Given instruction:
Pictures are not part of the copy. Give again exactly the lines from the one with "What Chart.js code" to the one with "ctx.fillText(t.title, cx, 13);", inclusive.

Input material:

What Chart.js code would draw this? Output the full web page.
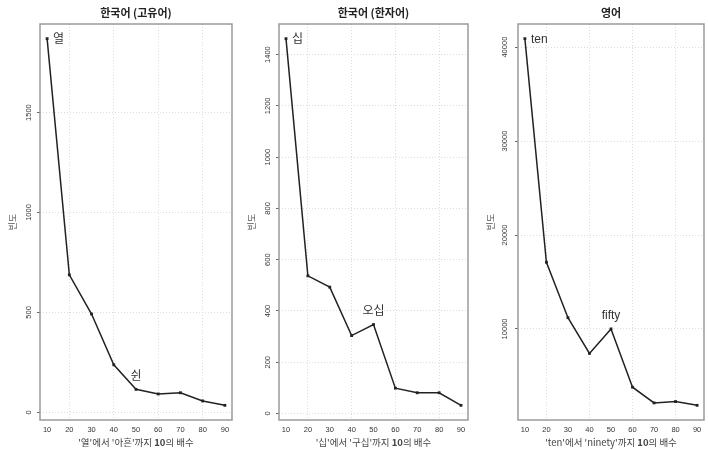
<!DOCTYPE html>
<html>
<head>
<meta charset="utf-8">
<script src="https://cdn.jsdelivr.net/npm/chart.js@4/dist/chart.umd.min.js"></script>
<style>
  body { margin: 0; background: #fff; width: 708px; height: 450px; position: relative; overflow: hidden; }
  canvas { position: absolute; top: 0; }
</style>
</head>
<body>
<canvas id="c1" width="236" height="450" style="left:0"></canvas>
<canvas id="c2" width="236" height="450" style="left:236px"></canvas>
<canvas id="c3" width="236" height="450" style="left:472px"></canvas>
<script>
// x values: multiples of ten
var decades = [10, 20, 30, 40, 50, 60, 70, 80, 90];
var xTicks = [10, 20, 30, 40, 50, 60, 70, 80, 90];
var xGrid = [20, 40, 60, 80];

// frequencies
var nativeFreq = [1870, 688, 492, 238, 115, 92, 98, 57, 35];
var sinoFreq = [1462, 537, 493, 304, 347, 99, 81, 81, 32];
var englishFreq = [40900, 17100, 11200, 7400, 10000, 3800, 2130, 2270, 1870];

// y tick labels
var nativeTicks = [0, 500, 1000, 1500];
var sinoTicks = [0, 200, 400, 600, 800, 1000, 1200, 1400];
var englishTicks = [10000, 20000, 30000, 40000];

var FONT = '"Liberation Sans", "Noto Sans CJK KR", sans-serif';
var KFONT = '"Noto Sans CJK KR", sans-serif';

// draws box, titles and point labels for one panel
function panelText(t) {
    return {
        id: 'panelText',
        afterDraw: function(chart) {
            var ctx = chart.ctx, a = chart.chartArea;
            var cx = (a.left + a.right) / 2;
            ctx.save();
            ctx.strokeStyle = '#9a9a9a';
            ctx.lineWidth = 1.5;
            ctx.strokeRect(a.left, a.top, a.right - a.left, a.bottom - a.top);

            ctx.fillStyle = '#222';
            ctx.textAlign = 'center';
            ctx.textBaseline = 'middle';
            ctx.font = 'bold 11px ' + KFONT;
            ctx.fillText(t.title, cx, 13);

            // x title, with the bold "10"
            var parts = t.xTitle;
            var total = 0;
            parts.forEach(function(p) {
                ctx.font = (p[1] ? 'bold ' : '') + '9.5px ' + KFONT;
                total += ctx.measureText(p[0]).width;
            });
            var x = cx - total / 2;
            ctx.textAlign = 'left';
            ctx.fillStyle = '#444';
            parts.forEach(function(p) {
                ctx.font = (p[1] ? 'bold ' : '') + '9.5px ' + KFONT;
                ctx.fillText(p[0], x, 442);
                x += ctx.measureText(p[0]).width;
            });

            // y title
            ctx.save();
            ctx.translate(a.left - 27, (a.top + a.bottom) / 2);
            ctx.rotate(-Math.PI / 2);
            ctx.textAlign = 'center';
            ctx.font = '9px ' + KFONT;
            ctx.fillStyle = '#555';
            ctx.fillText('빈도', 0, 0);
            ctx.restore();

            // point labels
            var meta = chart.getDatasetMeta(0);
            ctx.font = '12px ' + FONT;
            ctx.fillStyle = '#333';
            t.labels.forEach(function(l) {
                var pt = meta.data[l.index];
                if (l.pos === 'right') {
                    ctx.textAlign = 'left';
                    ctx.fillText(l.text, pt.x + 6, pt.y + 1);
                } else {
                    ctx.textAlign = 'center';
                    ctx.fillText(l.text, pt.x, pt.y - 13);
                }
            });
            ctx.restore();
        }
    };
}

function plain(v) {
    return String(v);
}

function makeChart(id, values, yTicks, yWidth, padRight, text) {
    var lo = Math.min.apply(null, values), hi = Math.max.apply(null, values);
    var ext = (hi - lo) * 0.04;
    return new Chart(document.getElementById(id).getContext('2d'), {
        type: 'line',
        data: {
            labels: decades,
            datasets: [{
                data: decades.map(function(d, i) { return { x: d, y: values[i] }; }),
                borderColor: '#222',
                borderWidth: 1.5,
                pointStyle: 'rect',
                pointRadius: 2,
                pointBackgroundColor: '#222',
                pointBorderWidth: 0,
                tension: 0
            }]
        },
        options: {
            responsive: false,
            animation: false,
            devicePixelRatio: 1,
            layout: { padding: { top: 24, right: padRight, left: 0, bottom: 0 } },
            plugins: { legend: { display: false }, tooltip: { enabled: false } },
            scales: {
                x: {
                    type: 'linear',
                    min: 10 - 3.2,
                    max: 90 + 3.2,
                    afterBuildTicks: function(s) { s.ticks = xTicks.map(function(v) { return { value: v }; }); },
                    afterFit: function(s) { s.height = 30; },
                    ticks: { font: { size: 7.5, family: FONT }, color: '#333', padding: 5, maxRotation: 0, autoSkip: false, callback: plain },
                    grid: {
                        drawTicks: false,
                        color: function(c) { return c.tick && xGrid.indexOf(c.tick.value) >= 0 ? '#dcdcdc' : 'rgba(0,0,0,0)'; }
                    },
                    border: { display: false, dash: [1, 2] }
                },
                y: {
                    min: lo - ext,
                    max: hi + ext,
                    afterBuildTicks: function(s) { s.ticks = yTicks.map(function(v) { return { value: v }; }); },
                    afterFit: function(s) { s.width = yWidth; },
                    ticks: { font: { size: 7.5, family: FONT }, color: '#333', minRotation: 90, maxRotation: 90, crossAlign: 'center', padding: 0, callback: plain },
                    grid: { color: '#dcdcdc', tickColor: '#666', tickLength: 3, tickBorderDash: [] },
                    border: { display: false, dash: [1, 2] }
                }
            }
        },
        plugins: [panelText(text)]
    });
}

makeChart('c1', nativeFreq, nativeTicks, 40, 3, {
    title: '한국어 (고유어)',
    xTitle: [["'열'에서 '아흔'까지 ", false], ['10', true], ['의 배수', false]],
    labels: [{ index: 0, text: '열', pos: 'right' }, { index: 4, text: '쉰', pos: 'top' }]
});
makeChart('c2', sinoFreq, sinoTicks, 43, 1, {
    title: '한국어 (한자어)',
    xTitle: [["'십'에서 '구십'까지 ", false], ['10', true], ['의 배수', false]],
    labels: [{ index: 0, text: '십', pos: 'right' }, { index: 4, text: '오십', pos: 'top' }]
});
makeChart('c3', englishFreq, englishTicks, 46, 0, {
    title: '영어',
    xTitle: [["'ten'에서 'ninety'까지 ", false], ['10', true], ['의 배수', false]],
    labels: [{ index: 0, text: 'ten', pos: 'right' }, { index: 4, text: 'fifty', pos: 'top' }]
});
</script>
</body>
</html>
...
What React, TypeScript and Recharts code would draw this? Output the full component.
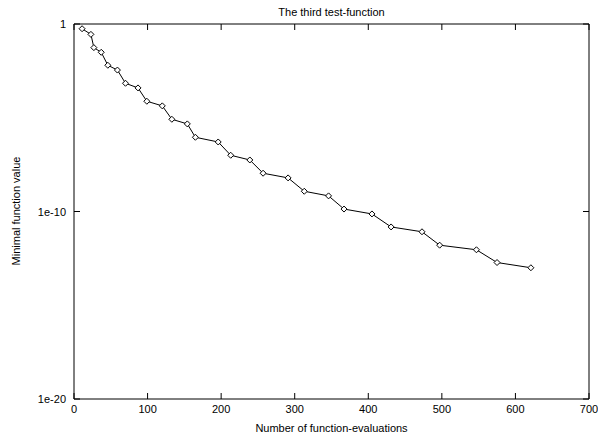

Solution to this task:
What Chart.js code would draw this? Output the full web page.
<!DOCTYPE html>
<html>
<head>
<meta charset="utf-8">
<script src="https://cdn.jsdelivr.net/npm/chart.js@4/dist/chart.umd.min.js"></script>
<style>
  body { margin: 0; background: #fff; width: 708px; height: 450px; position: relative; overflow: hidden; }
  canvas { position: absolute; top: 0; }
</style>
</head>
<body>
<canvas id="c1" width="236" height="450" style="left:0"></canvas>
<canvas id="c2" width="236" height="450" style="left:236px"></canvas>
<canvas id="c3" width="236" height="450" style="left:472px"></canvas>
<script>
// x values: multiples of ten
var decades = [10, 20, 30, 40, 50, 60, 70, 80, 90];
var xTicks = [10, 20, 30, 40, 50, 60, 70, 80, 90];
var xGrid = [20, 40, 60, 80];

// frequencies
var nativeFreq = [1870, 688, 492, 238, 115, 92, 98, 57, 35];
var sinoFreq = [1462, 537, 493, 304, 347, 99, 81, 81, 32];
var englishFreq = [40900, 17100, 11200, 7400, 10000, 3800, 2130, 2270, 1870];

// y tick labels
var nativeTicks = [0, 500, 1000, 1500];
var sinoTicks = [0, 200, 400, 600, 800, 1000, 1200, 1400];
var englishTicks = [10000, 20000, 30000, 40000];

var FONT = '"Liberation Sans", "Noto Sans CJK KR", sans-serif';
var KFONT = '"Noto Sans CJK KR", sans-serif';

// draws box, titles and point labels for one panel
function panelText(t) {
    return {
        id: 'panelText',
        afterDraw: function(chart) {
            var ctx = chart.ctx, a = chart.chartArea;
            var cx = (a.left + a.right) / 2;
            ctx.save();
            ctx.strokeStyle = '#9a9a9a';
            ctx.lineWidth = 1.5;
            ctx.strokeRect(a.left, a.top, a.right - a.left, a.bottom - a.top);

            ctx.fillStyle = '#222';
            ctx.textAlign = 'center';
            ctx.textBaseline = 'middle';
            ctx.font = 'bold 11px ' + KFONT;
            ctx.fillText(t.title, cx, 13);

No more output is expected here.